References and many thanks Thanks to Ruby Weekly (which I still read, wistfully although Scala is growing on me), Starr Horne’s great blog from Honeybadger.io on this topic, the always funny and smart post on Coding Horror by Jeff Atwood, co-founder of Stack Overflow, and naturally a fine question on one of Stackoverflow’s sites at dba.stackexchange.com. Also a nice post from MySqlserverTeam, another from theBuild.com and of course MSDN which I linked earlier.

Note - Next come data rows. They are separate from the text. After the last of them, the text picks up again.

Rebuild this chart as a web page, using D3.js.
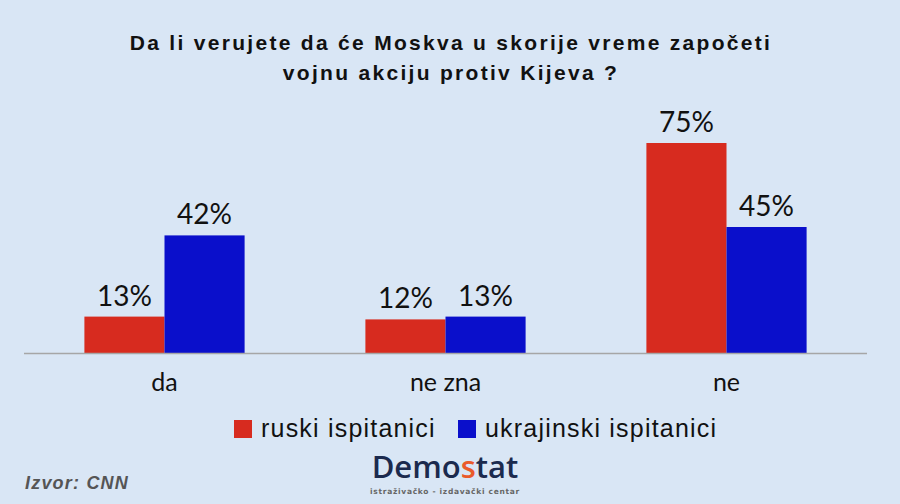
<!DOCTYPE html>
<html><head><meta charset="utf-8">
<script src="https://cdn.jsdelivr.net/npm/d3@7"></script>
<style>body{margin:0;background:#d9e6f5}svg{display:block}</style>
</head><body>
<script>
const categories = ["da", "ne zna", "ne"];
const seriesNames = ["ruski ispitanici", "ukrajinski ispitanici"];
const ruski = [13, 12, 75];
const ukrajinski = [42, 13, 45];
const titleLines = ["Da li verujete da će Moskva u skorije vreme započeti", "vojnu akciju protiv Kijeva ?"];
const colors = ["#d72b1f", "#0a0fcb"];

const W = 900, H = 504;
const svg = d3.select("body").append("svg").attr("width", W).attr("height", H);
svg.append("rect").attr("width", W).attr("height", H).attr("fill", "#d9e6f5");

const x0 = d3.scaleBand().domain(categories).range([24, 867]).paddingInner(0).paddingOuter(0);
const x1 = d3.scaleBand().domain([0, 1]).range([0, x0.bandwidth()]).paddingInner(0).paddingOuter(0.754);
const y = d3.scaleLinear().domain([0, 75]).range([353, 143]);

const series = [ruski, ukrajinski];
const g = svg.append("g");
categories.forEach((c, i) => {
  series.forEach((s, j) => {
    g.append("rect")
      .attr("x", x0(c) + x1(j))
      .attr("y", y(s[i]))
      .attr("width", x1.bandwidth())
      .attr("height", y(0) - y(s[i]))
      .attr("fill", colors[j]);
    g.append("text")
      .attr("x", x0(c) + x1(j) + x1.bandwidth() / 2)
      .attr("y", y(s[i]) - 11)
      .attr("text-anchor", "middle")
      .attr("font-family", "Lato, 'Open Sans', sans-serif")
      .attr("font-size", 28)
      .attr("fill", "#111")
      .text(s[i] + "%");
  });
});

svg.append("line").attr("x1", 24).attr("x2", 867).attr("y1", 353.5).attr("y2", 353.5)
  .attr("stroke", "#a6a6a6").attr("stroke-width", 1.5);

categories.forEach(c => {
  svg.append("text")
    .attr("x", x0(c) + x0.bandwidth() / 2)
    .attr("y", 391)
    .attr("text-anchor", "middle")
    .attr("font-family", "Lato, 'Open Sans', sans-serif")
    .attr("font-size", 25)
    .attr("fill", "#111")
    .text(c);
});

titleLines.forEach((t, i) => {
  svg.append("text")
    .attr("x", 451)
    .attr("y", 50 + i * 30)
    .attr("text-anchor", "middle")
    .attr("font-family", "'Liberation Sans', Arial, sans-serif")
    .attr("font-weight", "bold")
    .attr("font-size", 21)
    .attr("letter-spacing", 2.3)
    .attr("fill", "#111")
    .text(t);
});

// legend
const legX = [234, 458];
seriesNames.forEach((n, j) => {
  svg.append("rect").attr("x", legX[j]).attr("y", 420).attr("width", 18).attr("height", 18).attr("fill", colors[j]);
  svg.append("text").attr("x", legX[j] + 27).attr("y", 437)
    .attr("font-family", "'Liberation Sans', Arial, sans-serif")
    .attr("font-size", 25).attr("letter-spacing", 1.2).attr("fill", "#111").text(n);
});

svg.append("text").attr("x", 25).attr("y", 489)
  .attr("font-family", "'Liberation Sans', Arial, sans-serif")
  .attr("font-weight", "bold").attr("font-style", "italic")
  .attr("font-size", 18).attr("fill", "#555").attr("letter-spacing", 1.2).text("Izvor: CNN");

const logo = svg.append("text").attr("x", 445).attr("y", 478).attr("text-anchor", "middle")
  .attr("font-family", "'Open Sans', sans-serif").attr("font-weight", 600)
  .attr("font-size", 31).attr("fill", "#1b2a4e");
logo.append("tspan").text("Demo");
logo.append("tspan").attr("fill", "#ea5a2b").text("s");
logo.append("tspan").text("tat");
svg.append("text").attr("x", 445).attr("y", 494).attr("text-anchor", "middle")
  .attr("font-family", "'DejaVu Sans', sans-serif").attr("font-weight", "bold")
  .attr("font-size", 7.5).attr("fill", "#666").attr("letter-spacing", 0.7)
  .text("istraživačko - izdavački  centar");
</script>
</body></html>
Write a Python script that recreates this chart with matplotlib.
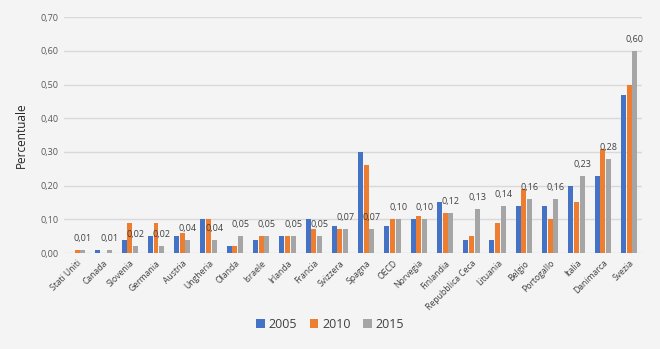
import numpy as np
import matplotlib.pyplot as plt

# Paesi e valori (percentuale) per anno
paesi = ["Stati Uniti", "Canada", "Slovenia", "Germania", "Austria", "Ungheria",
         "Olanda", "Israele", "Irlanda", "Francia", "Svizzera", "Spagna", "OECD",
         "Norvegia", "Finlandia", "Repubblica Ceca", "Lituania", "Belgio",
         "Portogallo", "Italia", "Danimarca", "Svezia"]
v2005 = [0.00, 0.01, 0.04, 0.05, 0.05, 0.10, 0.02, 0.04, 0.05, 0.10, 0.08,
         0.30, 0.08, 0.10, 0.15, 0.04, 0.04, 0.14, 0.14, 0.20, 0.23, 0.47]
v2010 = [0.01, 0.00, 0.09, 0.09, 0.06, 0.10, 0.02, 0.05, 0.05, 0.07, 0.07,
         0.26, 0.10, 0.11, 0.12, 0.05, 0.09, 0.19, 0.10, 0.15, 0.31, 0.50]
v2015 = [0.01, 0.01, 0.02, 0.02, 0.04, 0.04, 0.05, 0.05, 0.05, 0.05, 0.07,
         0.07, 0.10, 0.10, 0.12, 0.13, 0.14, 0.16, 0.16, 0.23, 0.28, 0.60]
anni = ["2005", "2010", "2015"]
colori = ["#4472C4", "#ED7D31", "#A5A5A5"]

plt.rcParams['font.family'] = ['Open Sans', 'DejaVu Sans']
bg = "#F4F4F4"

fig = plt.figure(figsize=(6.6, 3.49), dpi=100, facecolor=bg)
ax = fig.add_axes([0.097, 0.275, 0.876, 0.676], facecolor=bg)

x = np.arange(len(paesi))
w = 0.19
step = 0.215
for i, (vals, lab, col) in enumerate(zip([v2005, v2010, v2015], anni, colori)):
    ax.bar(x + (i - 1) * step, vals, width=w, color=col, label=lab, zorder=3)

# etichette sopra le barre del 2015
for xi, v in zip(x, v2015):
    ax.annotate("{:.2f}".format(v).replace(".", ","), (xi + step, v),
                xytext=(0, 5), textcoords="offset points", ha="center",
                va="bottom", fontsize=6.5, color="#404040")

ax.set_xlim(-0.5, len(paesi) - 0.5)
ax.set_ylim(0, 0.70)
yt = np.arange(0, 0.71, 0.10)
ax.set_yticks(yt)
ax.set_yticklabels(["{:.2f}".format(t).replace(".", ",") for t in yt],
                   fontsize=6.5, color="#595959")
ax.set_xticks(x)
ax.set_xticklabels(paesi, rotation=45, ha="right", rotation_mode="anchor",
                   fontsize=6.2, color="#404040")
ax.tick_params(length=0, pad=4)
ax.grid(axis="y", color="#D9D9D9", linewidth=1, zorder=0)
for s in ax.spines.values():
    s.set_visible(False)
ax.set_ylabel("Percentuale", fontsize=8.5, color="#262626", labelpad=9)

fig.legend(loc="lower center", bbox_to_anchor=(0.5, 0.02), ncol=3,
           frameon=False, fontsize=9, handlelength=0.7, handleheight=0.7,
           handletextpad=0.3, columnspacing=1.0, labelcolor="#404040")

fig.savefig("out.png", dpi=100, facecolor=bg)
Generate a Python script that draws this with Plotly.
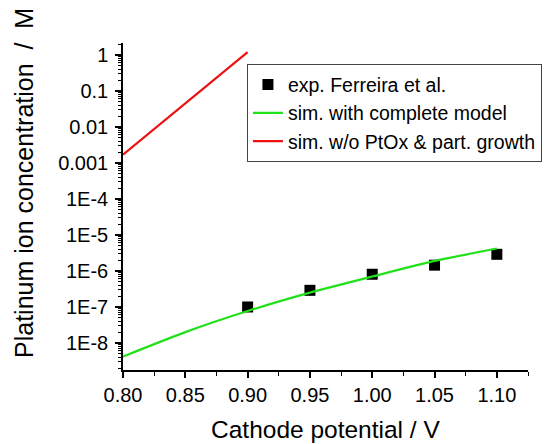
import plotly.graph_objects as go

# Data
exp_x = [0.90, 0.95, 1.00, 1.05, 1.10]
exp_y = [1.0e-7, 2.9e-7, 8.1e-7, 1.45e-6, 2.9e-6]

sim_x = [0.80, 0.85, 0.90, 0.95, 1.00, 1.05, 1.10]
sim_y = [4.2e-9, 2.0e-8, 7.7e-8, 2.5e-7, 7.0e-7, 1.9e-6, 4.2e-6]

wo_x = [0.80, 0.90]
wo_y = [0.0017, 1.2]

x_ticks = [0.80, 0.85, 0.90, 0.95, 1.00, 1.05, 1.10]
y_tickvals = [1, 0.1, 0.01, 0.001, 1e-4, 1e-5, 1e-6, 1e-7, 1e-8]
y_ticktext = ["1", "0.1", "0.01", "0.001", "1E-4", "1E-5", "1E-6", "1E-7", "1E-8"]

x_title = "Cathode potential / V"
y_title = "Platinum ion concentration  /  M"

font = "Liberation Sans, Arial, sans-serif"

fig = go.Figure()
fig.add_trace(go.Scatter(x=exp_x, y=exp_y, mode="markers", name="exp. Ferreira et al.",
                         marker=dict(symbol="square", size=11, color="black")))
fig.add_trace(go.Scatter(x=sim_x, y=sim_y, mode="lines", name="sim. with complete model",
                         line=dict(color="#22e01a", width=2.2, shape="spline", smoothing=0.6)))
fig.add_trace(go.Scatter(x=wo_x, y=wo_y, mode="lines", name="sim. w/o PtOx & part. growth",
                         line=dict(color="#ee1111", width=2.2)))

fig.update_layout(
    width=558, height=444,
    margin=dict(l=123, r=30, t=43, b=74),
    paper_bgcolor="white", plot_bgcolor="white",
    font=dict(family=font, size=20, color="black"),
    showlegend=True,
    legend=dict(x=0.306, y=0.935, xanchor="left", yanchor="top",
                bordercolor="#444", borderwidth=1, bgcolor="white",
                font=dict(size=19.5), tracegroupgap=0),
    xaxis=dict(range=[0.8, 1.125], tickvals=x_ticks, tickformat=".2f", automargin=False,
               showline=True, linecolor="black", linewidth=1.5,
               ticks="outside", ticklen=6, tickwidth=1.5, tickcolor="black",
               minor=dict(ticks="outside", ticklen=4, tickwidth=1.2, dtick=0.025, tickcolor="black"),
               showgrid=False, zeroline=False,
               tickfont=dict(size=20)),
    yaxis=dict(type="log", range=[-8.75, 0.33], tickvals=y_tickvals, ticktext=y_ticktext,
               automargin=False, ticklabelstandoff=3,
               showline=True, linecolor="black", linewidth=1.5,
               ticks="outside", ticklen=6, tickwidth=1.5, tickcolor="black",
               minor=dict(ticks="outside", ticklen=3, tickwidth=1, tickcolor="black",
                          dtick="D1", showgrid=False),
               showgrid=False, zeroline=False,
               tickfont=dict(size=20)),
    annotations=[
        dict(text=x_title, xref="paper", yref="paper", x=0.5, y=-0.227,
             xanchor="center", yanchor="bottom", showarrow=False, font=dict(size=24.5),
             borderpad=0),
        dict(text=y_title, xref="paper", yref="paper", x=-0.2444, y=0.572, textangle=-90,
             xanchor="center", yanchor="middle", showarrow=False, font=dict(size=25)),
    ],
)

fig.write_html("out.html")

Meta: Why I Blog I learned a lot writing about this. I started out reading email on a Sunday afternoon. Then came across an interesting post by Starr, which got me thinking his advice might have unintended outcomes. So I googled and learned way more about UUIDs than I knew before, and changed my fundamental understanding and disposition about how and when to use them. Halfway through writing this, I sent email to the team leads at my company wondering if we had considered one of the topics I discussed. Hopefully we’re ok, but I think we may have avoided at least one unexpected surprise in code scheduled for release this week. Note that all of these are entirely selfish reasons :-) Hope you like it, too!